There is nothing in Heaven that compares with Him. Do you simply want eternal life instead of death, peace instead of despair, and reward instead of punishment, or do you really and ultimately just want Christ? Is He all that your thirsty soul wants from Heaven?
And on earth, are you living to behold and to magnify Him, or are you pursuing your own aims? Could you let it all go and be satisfied in Him? Would He be enough?
And if your flesh began to fester, and your heart to give way, would He be your strength and portion enough for you?
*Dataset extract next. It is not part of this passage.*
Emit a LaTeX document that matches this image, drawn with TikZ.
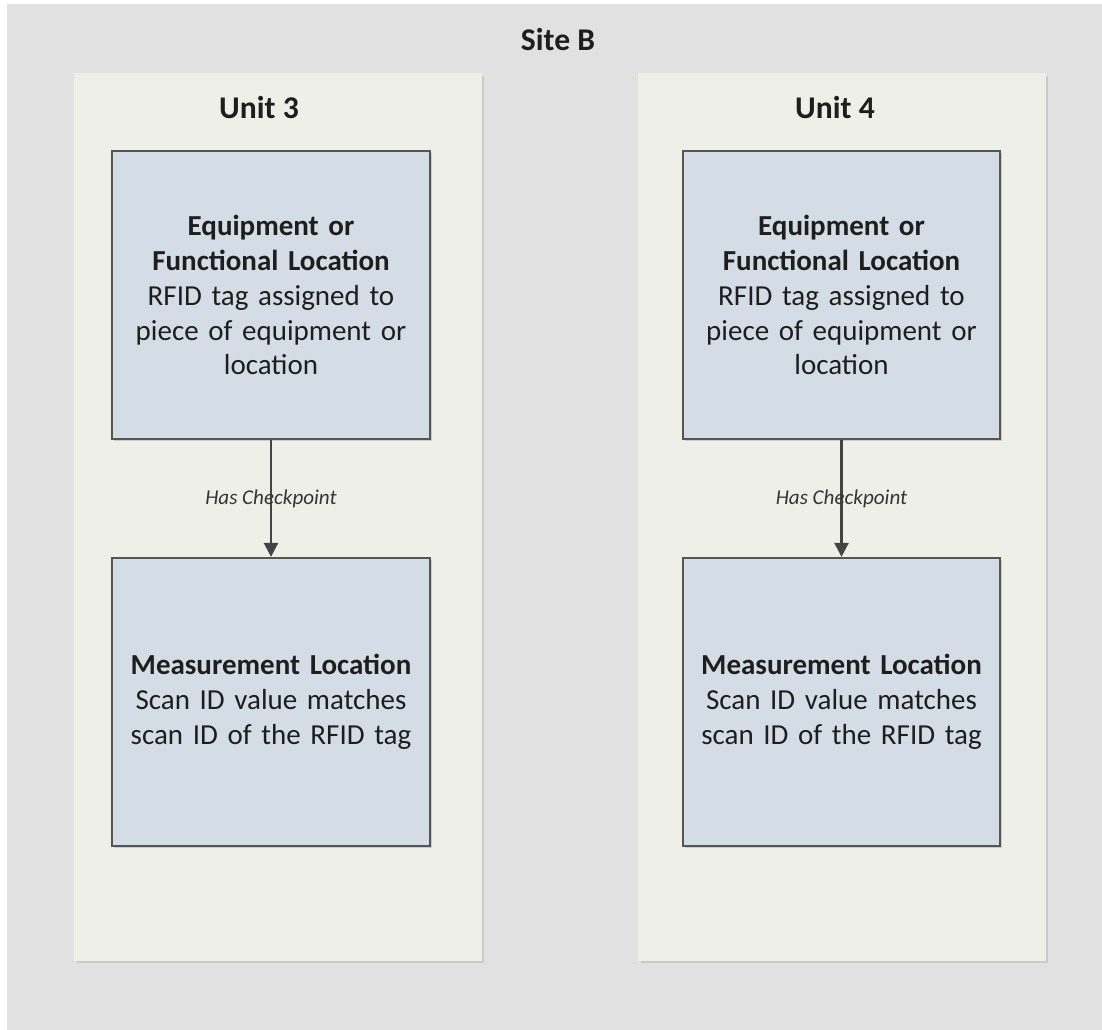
\documentclass[tikz,border=0pt]{standalone}
\usepackage{fontspec}
\setmainfont{Carlito}
\usetikzlibrary{arrows.meta, positioning, shadows}
\definecolor{bgc}{RGB}{225,225,225}
\definecolor{unitc}{RGB}{238,240,232}
\definecolor{boxc}{RGB}{212,221,230}
\definecolor{edgec}{RGB}{85,85,85}
\definecolor{txtc}{RGB}{30,30,30}
\tikzset{
  % painel de unidade
  unit/.style={rectangle, fill=unitc, draw=none, minimum width=8.16cm, minimum height=17.76cm,
               drop shadow={shadow xshift=0.05cm, shadow yshift=-0.05cm, opacity=0.10, fill=black}},
  % caixa de objeto
  obj/.style={rectangle, draw=edgec, line width=1.3pt, fill=boxc, text=txtc,
              minimum width=6.36cm, minimum height=5.76cm, text width=6cm, align=center,
              font=\fontsize{16.5}{19.9}\selectfont,
              drop shadow={shadow xshift=0.04cm, shadow yshift=-0.04cm, opacity=0.15, fill=black}},
  ttl/.style={font=\fontsize{18}{21}\selectfont\bfseries, text=txtc},
  ar/.style={-{Triangle[length=0.28cm, width=0.28cm]}, line width=1.4pt, draw=edgec!80!black},
  lbl/.style={font=\fontsize{12}{14}\selectfont\itshape, text=txtc!90}
}
\begin{document}
\begin{tikzpicture}[x=0.02cm, y=-0.02cm]
  % --- fundo ---
  \fill[white] (0,0) rectangle (1102,1030);
  \fill[bgc] (7,4) rectangle (1102,1030);
  \useasboundingbox (0,0) rectangle (1102,1030);
  \node[ttl] (site) at (558,40) {Site B};

  % --- unidades ---
  \node[unit] (u3) at (278,517) {};
  \node[unit] (u4) at (842,517) {};
  \node[ttl] (u3t) at (259,108) {Unit 3};
  \node[ttl] (u4t) at (835,108) {Unit 4};

  % --- Unit 3 ---
  \node[obj] (eq3) at (271,295)
    {\textbf{Equipment or\\Functional Location}\\RFID tag assigned to\\piece of equipment or\\location};
  \node[obj] (ml3) at (271,702)
    {\textbf{Measurement Location}\\Scan ID value matches\\scan ID of the RFID tag};
  \draw[ar] (eq3) -- node[lbl]{Has Checkpoint} (ml3);

  % --- Unit 4 ---
  \node[obj, minimum width=6.34cm] (eq4) at (841.5,295)
    {\textbf{Equipment or\\Functional Location}\\RFID tag assigned to\\piece of equipment or\\location};
  \node[obj, minimum width=6.34cm] (ml4) at (841.5,702)
    {\textbf{Measurement Location}\\Scan ID value matches\\scan ID of the RFID tag};
  \draw[ar] (eq4) -- node[lbl]{Has Checkpoint} (ml4);
\end{tikzpicture}
\end{document}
These are hard questions, and I confess they hurt to ask. I know I’m not where I ought to be. But lately as I’ve considered the plight of those who are dying, I have had to ask myself: Where would I be?
I so want Him to be my all. If destruction came to my house like it did to Job I would want to join him in saying “Naked I came from my mother’s womb, and naked I shall return there. The Lord gave and the Lord has taken away. Blessed be the name of the Lord (Job 1:20).”
This is an unnatural response that could only come from a person who has prepared themselves for times of trouble. It’s the response of one who knows that all he ever had was God, and that all his good comes from God’s hands. Only a man who knows that he deserves nothing, and already possesses far more than he should have ever hoped to attain can respond this way. Only those with hearts set on what is eternal can praise God when the temporal withers and falls.
Oh Lord, make us this way. Let us not wait until it’s too late to make ourselves ready to meet You. May we be able to speak these words in truth:
Philippians 2:20-21 “According to my earnest expectation and hope, that I will not be put to shame in anything, but that with all boldness, Christ will even now, as always, be exalted in my body, whether by life or by death. For to me to live is Christ and to die is gain.”
Philippians 3:7-8 “But whatever things were gain to me, those things I have counted as loss for the sake of Christ. More than that, I count all things to be loss in view of the surpassing value of knowing Christ Jesus my Lord, for whom I have suffered the loss of all things, and count them but rubbish so that I may gain Christ.”